Opponents to the deer cull cut the nets that held the deer, followed the cull contractors, slashed their tires and appeared to place deer repellent near the clover net traps, he said.
"There were definitely times where the contractor came to a net which had been triggered and there were no deer inside because the net had been cut."
But Invermere, like Oak Bay, is proceeding with the intention to conduct a deer cull next year, Taft said.
The Invermere Deer Protection Society tried unsuccessfully to sue the community for moving to a cull without properly consulting residents or considering deer mitigation options. The society has said it will appeal the ruling even though an official community opinion poll suggested that most residents favoured a deer cull.
"We're trying not to be held hostage by this small group of people who are playing these legal games," Taft said.
He said deer culls are expensive, but communities that feel they're part of an ungulate invasion want their numbers controlled.

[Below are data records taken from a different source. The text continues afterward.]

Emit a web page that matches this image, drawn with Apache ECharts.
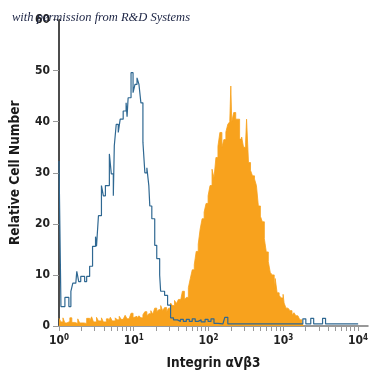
<!DOCTYPE html>
<html>
<head>
<meta charset="utf-8">
<script src="https://cdn.jsdelivr.net/npm/echarts@6/dist/echarts.min.js"></script>
<style>html,body{margin:0;padding:0;background:#fff;}#chart{width:375px;height:375px;}</style>
</head>
<body>
<div id="chart"></div>
<script>
// Positions are in decades (log10 of fluorescence intensity), bin left edges.
const blueLog = [0.000,0.026,0.079,0.132,0.159,0.185,0.225,0.238,0.264,0.291,0.343,0.370,0.410,0.449,0.489,0.502,0.528,0.568,0.594,0.621,0.674,0.700,0.727,0.740,0.766,0.793,0.819,0.859,0.898,0.911,0.925,0.964,0.991,1.017,1.044,1.070,1.096,1.123,1.149,1.176,1.202,1.215,1.242,1.281,1.308,1.347,1.360,1.413,1.453,1.493,1.532,1.585,1.625,1.664,1.704,1.744,1.783,1.823,1.863,1.902,1.955,1.995,2.034,2.074,2.127,2.193,2.219,2.259,3.263,3.303,3.369,3.408,3.527,3.567,4.003];
const blueCount = [32.3,3.8,5.6,3.8,6.8,8.4,8.1,10.7,8.7,9.7,8.7,9.7,11.7,15.6,17.5,15.6,21.6,27.5,25.5,27.5,33.7,29.8,25.5,35.3,39.5,37.9,40.5,42.1,43.7,41.0,44.7,49.6,45.7,47.3,48.6,47.3,43.7,36.0,30.0,31.0,27.5,23.5,21.0,15.8,13.2,10.0,6.8,6.0,4.1,1.6,1.2,0.9,1.3,0.9,1.3,0.9,1.4,0.9,1.2,0.8,1.3,0.9,1.4,0.5,0.4,0.5,1.7,0.4,1.4,0.4,1.5,0.4,1.5,0.4,0.4];

const orangeLog = [0.000,0.026,0.053,0.079,0.106,0.145,0.172,0.211,0.251,0.277,0.330,0.370,0.410,0.436,0.462,0.502,0.528,0.568,0.594,0.634,0.661,0.687,0.713,0.753,0.779,0.806,0.832,0.859,0.885,0.911,0.938,0.964,0.991,1.017,1.044,1.070,1.096,1.123,1.149,1.176,1.202,1.229,1.255,1.281,1.308,1.334,1.361,1.387,1.413,1.440,1.466,1.493,1.519,1.546,1.572,1.598,1.625,1.651,1.678,1.704,1.731,1.757,1.783,1.810,1.836,1.863,1.889,1.915,1.942,1.968,1.995,2.021,2.048,2.074,2.100,2.127,2.153,2.180,2.206,2.233,2.259,2.285,2.299,2.312,2.338,2.365,2.391,2.417,2.444,2.470,2.497,2.510,2.536,2.563,2.589,2.616,2.642,2.668,2.695,2.721,2.748,2.774,2.801,2.827,2.853,2.880,2.893,2.919,2.946,2.972,2.999,3.012,3.038,3.065,3.091,3.118,3.144,3.170,3.197,3.223,3.250,3.276];
const orangeCount = [1.5,0.8,1.6,0.6,0.9,1.6,0.7,0.5,1.4,0.6,0.5,1.5,0.9,1.8,0.8,1.7,1.0,1.6,0.8,1.4,0.9,1.7,1.0,1.6,1.2,1.9,1.3,1.5,2.1,1.4,1.7,2.5,1.6,1.9,1.5,2.0,1.6,2.2,2.8,2.0,2.4,3.0,2.3,3.5,2.8,3.2,4.0,3.0,3.6,2.8,3.5,4.5,4.0,5.0,4.4,5.2,4.8,6.8,5.2,5.6,7.5,9.3,11.0,12.0,14.6,16.0,19.0,21.0,22.3,24.0,25.5,27.5,30.7,29.0,33.0,35.2,37.9,35.0,36.5,38.0,39.5,40.0,47.0,40.0,41.8,40.5,40.5,36.6,37.0,35.0,36.0,40.5,32.0,30.5,29.4,28.8,27.5,23.5,21.5,20.4,17.1,14.5,12.6,10.5,10.0,7.4,9.3,6.5,6.0,5.5,6.2,4.5,3.5,3.8,3.0,2.2,2.6,2.0,2.3,1.2,0.5,0];

const tickIntensities = [1,2,3,4,5,6,7,8,9,10,20,30,40,50,60,70,80,90,100,200,300,400,500,600,700,800,900,1000,2000,3000,4000,5000,6000,7000,8000,9000,10000];
const decadeLabels = [0,1,2,3,4];
const yTicks = [0,10,20,30,40,50,60];

const font = "'Liberation Sans Narrow','DejaVu Sans Condensed',sans-serif";
const chart = echarts.init(document.getElementById('chart'), null, {renderer:'canvas'});
chart.setOption({
  animation:false,
  backgroundColor:'#fff',
  title:{
    text:'with permission from R&D Systems',
    left:7, top:6,
    textStyle:{fontFamily:"'Liberation Serif','DejaVu Serif',serif",fontStyle:'italic',fontWeight:'normal',fontSize:12.5,color:'#1c2444'}
  },
  grid:{left:55,right:7,top:19.6,bottom:47},
  xAxis:{
    type:'value', min:0, max:4.135,
    name:'Integrin αVβ3', nameLocation:'middle', nameGap:30,
    nameTextStyle:{fontFamily:font,fontWeight:'bold',fontSize:13.5,color:'#1a1a1a'},
    axisLine:{lineStyle:{color:'#777',width:1.5}},
    axisTick:{show:true,customValues:tickIntensities.map(v=>Math.log10(v)),length:5,lineStyle:{color:'#999',width:1}},
    axisLabel:{
      customValues:decadeLabels, margin:8,
      formatter:v=>'{b|10}{s|'+Math.round(v)+'}',
      rich:{b:{fontFamily:font,fontSize:12,color:'#222',fontWeight:'bold'},
            s:{fontFamily:font,fontSize:8,color:'#222',fontWeight:'bold',verticalAlign:'top',padding:[0,0,6,0]}}
    },
    splitLine:{show:false}
  },
  yAxis:{
    type:'value', min:yTicks[0], max:yTicks[yTicks.length-1], interval:10,
    name:'Relative Cell Number', nameLocation:'middle', nameGap:37,
    nameTextStyle:{fontFamily:font,fontWeight:'bold',fontSize:13.5,color:'#1a1a1a'},
    axisLine:{show:true,lineStyle:{color:'#111',width:1.5}},
    axisTick:{show:true,length:6,lineStyle:{color:'#999',width:1}},
    axisLabel:{fontFamily:font,fontSize:12,fontWeight:'bold',color:'#222',margin:9},
    splitLine:{show:false}
  },
  series:[
    {
      type:'line', step:'end', symbol:'none', silent:true,
      data:orangeLog.map((x,i)=>[x,orangeCount[i]]),
      lineStyle:{color:'#f8a21d',width:0.8},
      areaStyle:{color:'#f8a21d',opacity:1},
      z:2
    },
    {
      type:'line', step:'end', symbol:'none', silent:true,
      data:blueLog.map((x,i)=>[x,blueCount[i]]),
      lineStyle:{color:'#2f6892',width:1.2},
      z:3
    }
  ]
});
</script>
</body>
</html>
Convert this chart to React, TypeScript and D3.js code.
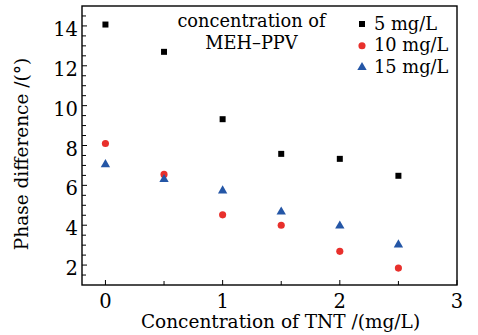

Taft said his community wants financial support from the province, but so far all that appears to be coming from the B.C. government are guidelines and permits.
"The cute thing that some of the deer lovers like is we have some raised crosswalks in different parts of town and the deer seem to love crossing the road on the raised crosswalks," he said.
But Victoria resident Dave Shishkoff, who represents the U.S. animal advocacy rights organization Friends of Animals, said B.C. communities such as Oak Bay and Invermere should fully explore non-lethal opportunities to deer culls.
He said enforcing local no-feeding bylaws, adding more deer warning signs on streets and roads, and fencing off Oak Bay golf areas would reduce deer populations rather than culls.
"Feeding deer is what keeps them in the area," Shishkoff said. "It's a huge problem. People are baiting deer, essentially, and keeping them in the neighbourhoods."
Changing human behaviour towards urban deer is required to control the conflict problems, he said.
"We need to be concerned for the deer and their safety, as well as our own. It's a lot harder to manage wildlife than it is to manage people, so if we manage ourselves it becomes much less of an issue."
Shishkoff said he's preparing a brochure that outlines how to use non-lethal methods to control urban deer and will distribute it throughout the community.